Dans l’Antiquité, l’homosexualité est très patriarcale et misogyne. La sur-représentation des corps masculins, la glorification de la virilité toxique et l’érotisation de l’homosexualité bien que tolérée est très codée. Même Platon qui prend plaisir avec des éphèbes condamne fermement l’homosexualité. N’est-ce pas au fond seulement l’expression de la sexualité patriarcale faite de domination et reléguant l’autre à un objet ? Puisque cela répond à une pulsion sexuelle masculine c’est toléré. Au Moyen-Âge, on passe de l’indifférence à la répression violente. Il y a par la suite, une sorte de tolérance associée à la classe et au pouvoir que cela représente. Une sorte de fantaisie sexuelle masculine. Les femmes, elles, sont toujours inexistantes.
Au XIXe siècle, l’industrialisation et l’essor du capitalisme nécessitent d’asseoir l’hétérosexualité en régime politique. Le XXe siècle permet l’émergence des droits et des luttes garantissant une sécurité nécessaire.
Où en sommes-nous aujourd’hui ? Il est évident que le SIDA a changé considérablement les luttes LGBTQI. Il était alors vital d’avoir des droits et ce n’est qu’à partir du moment où les hétérosexuel.le.s ont été touché que des mesures et recherches ont vu le jour. Mais alors que dans les années 70 le système bourgeois hétéro patriarcal était critiqué remettant en cause le mariage, la monogamie, avoir des enfants, etc. qu’en est-il aujourd’hui ? Sommes-nous encore capables d’inventer de nouveaux schémas ? Qu’est ce qui nous appartient et qu’est ce qui ne nous appartient pas ? Les subcultures sont-elles exemptent de normes ou sont-elles de simples réaction à celles-ci ? Remettons nous réellement en cause la binarité en adoptant une attitude contraire ?

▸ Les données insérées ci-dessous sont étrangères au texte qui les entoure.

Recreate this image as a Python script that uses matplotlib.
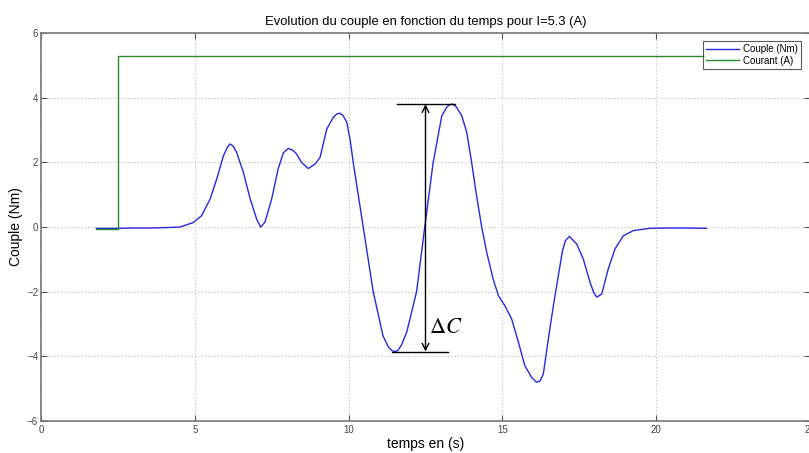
import matplotlib
matplotlib.use("Agg")
import matplotlib.pyplot as plt

# Couple (Nm) vs time (s)
t_couple = [1.8, 2.5, 3.0, 3.5, 4.0, 4.52, 4.95, 5.22, 5.5, 5.71, 5.93, 6.05, 6.14, 6.25, 6.36,
            6.58, 6.8, 7.01, 7.14, 7.28, 7.5, 7.71, 7.88, 8.04, 8.18, 8.31, 8.47, 8.69, 8.91,
            9.07, 9.29, 9.5, 9.62, 9.72, 9.82, 9.94, 10.05, 10.15, 10.47, 10.8, 11.12, 11.3,
            11.42, 11.5, 11.6, 11.72, 11.89, 12.21, 12.48, 12.75, 13.03, 13.2, 13.3, 13.38,
            13.5, 13.68, 13.84, 14.0, 14.16, 14.33, 14.49, 14.7, 14.87, 15.08, 15.3, 15.52,
            15.73, 15.95, 16.11, 16.22, 16.33, 16.55, 16.68, 16.82, 16.95, 17.05, 17.18, 17.42,
            17.63, 17.85, 17.98, 18.07, 18.23, 18.44, 18.66, 18.93, 19.26, 19.8, 20.3, 21.0,
            21.64]
couple = [-0.04, -0.04, -0.03, -0.03, -0.02, 0.0, 0.14, 0.35, 0.87, 1.48, 2.2, 2.45, 2.57, 2.5,
          2.31, 1.69, 0.87, 0.25, 0.0, 0.15, 0.87, 1.8, 2.3, 2.43, 2.38, 2.26, 2.0, 1.81, 1.95,
          2.15, 3.03, 3.39, 3.5, 3.52, 3.45, 3.24, 2.7, 2.0, 0.03, -2.0, -3.37, -3.72,
          -3.83, -3.85, -3.82, -3.65, -3.25, -2.0, 0.03, 2.0, 3.44, 3.72, 3.79, 3.8,
          3.72, 3.44, 2.93, 2.0, 0.97, -0.01, -0.78, -1.61, -2.12, -2.43, -2.84, -3.56,
          -4.29, -4.65, -4.8, -4.76, -4.55, -3.1, -2.3, -1.5, -0.75, -0.42, -0.29, -0.53,
          -0.99, -1.71, -2.05, -2.17, -2.07, -1.3, -0.68, -0.27, -0.11, -0.04, -0.03, -0.03,
          -0.04]

# Courant (A) vs time (s)
t_courant = [1.8, 2.5, 2.5, 21.6]
courant = [-0.05, -0.05, 5.3, 5.3]

title = "Evolution du couple en fonction du temps pour I=5.3 (A)"
xlabel = "temps en (s)"
ylabel = "Couple (Nm)"
legend_labels = ["Couple (Nm)", "Courant (A)"]
xticks = [0, 5, 10, 15, 20, 25]
yticks = [-6, -4, -2, 0, 2, 4, 6]

# Delta C annotation (data values)
dc_x = 12.5
dc_top = 3.8
dc_bot = -3.85

plt.rcParams['font.family'] = ['Liberation Sans', 'DejaVu Sans']
plt.rcParams['mathtext.fontset'] = 'stix'

fig = plt.figure(figsize=(8.09, 4.53), dpi=100)
ax = fig.add_axes([0.0507, 0.0706, 0.9505, 0.8564])

ax.plot(t_couple, couple, color='#2828e0', lw=1.0, label=legend_labels[0],
        solid_joinstyle='round')
ax.plot(t_courant, courant, color='#2a8a2a', lw=1.0, label=legend_labels[1])

ax.set_xlim(0, 25)
ax.set_ylim(-6, 6)
ax.set_xticks(xticks)
ax.set_yticks(yticks)
ax.tick_params(direction='in', top=True, right=True, labelsize=7, colors='#555555',
               length=4, width=0.8, pad=2)
ax.tick_params(axis='x', pad=3)
for lab in ax.get_xticklabels() + ax.get_yticklabels():
    lab.set_color('#444444')
for s in ax.spines.values():
    s.set_color('#777777')
    s.set_linewidth(1.2)
ax.grid(True, linestyle=(0, (1, 2)), color='#bbbbbb', linewidth=0.8)

ax.set_title(title, fontsize=9.4, pad=6)
ax.set_xlabel(xlabel, fontsize=10, labelpad=1)
ax.set_ylabel(ylabel, fontsize=10, labelpad=3)

# Delta C annotation
ax.plot([11.57, 13.46], [dc_top, dc_top], color='black', lw=1.0)
ax.plot([11.4, 13.24], [dc_bot, dc_bot], color='black', lw=1.0)
ax.annotate('', xy=(dc_x, dc_top), xytext=(dc_x, dc_bot),
            arrowprops=dict(arrowstyle='<->', color='black', lw=1.0,
                            shrinkA=0, shrinkB=0, mutation_scale=12))
ax.text(12.62, -3.1, r'$\Delta C$', fontsize=16, ha='left', va='center', color='black')

leg = ax.legend(loc='upper right', fontsize=7, frameon=True, fancybox=False,
                edgecolor='#333333', borderpad=0.3, handlelength=3.4, handletextpad=0.5,
                labelspacing=0.2, bbox_to_anchor=(0.995, 0.992))
leg.get_frame().set_linewidth(0.8)

fig.savefig('out.png', dpi=100)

Marche des Fiertés 2017, Paris, D.M.
Les mots ont un sens et la manière dont ils sont employés, qui les prononce, le lieu et le contexte enlèvent toute neutralité. Lorsqu’un seul type de discours est relayé, mis en avant, c’est un véritable problème. Ce n’est plus l’intime et le vrai mais la norme qui parle et, tout ce qui tend à uniformiser tue nos différences et richesses. Il n’y a pas de mal à dire lesbienne ou gouine. Et selon à qui l’on s’adresse on n’emploie pas forcément le même terme. Peu importe le mot utilisé entre concerné.e l’important est d’être en accord avec soi-même, de faire ce que l’on souhaite et qui nous rend heureux.se. Se libérer des normes n’est pas qu’une affaire d’orientation sexuelle mais, une nécessité politique. Parce que tout est politique.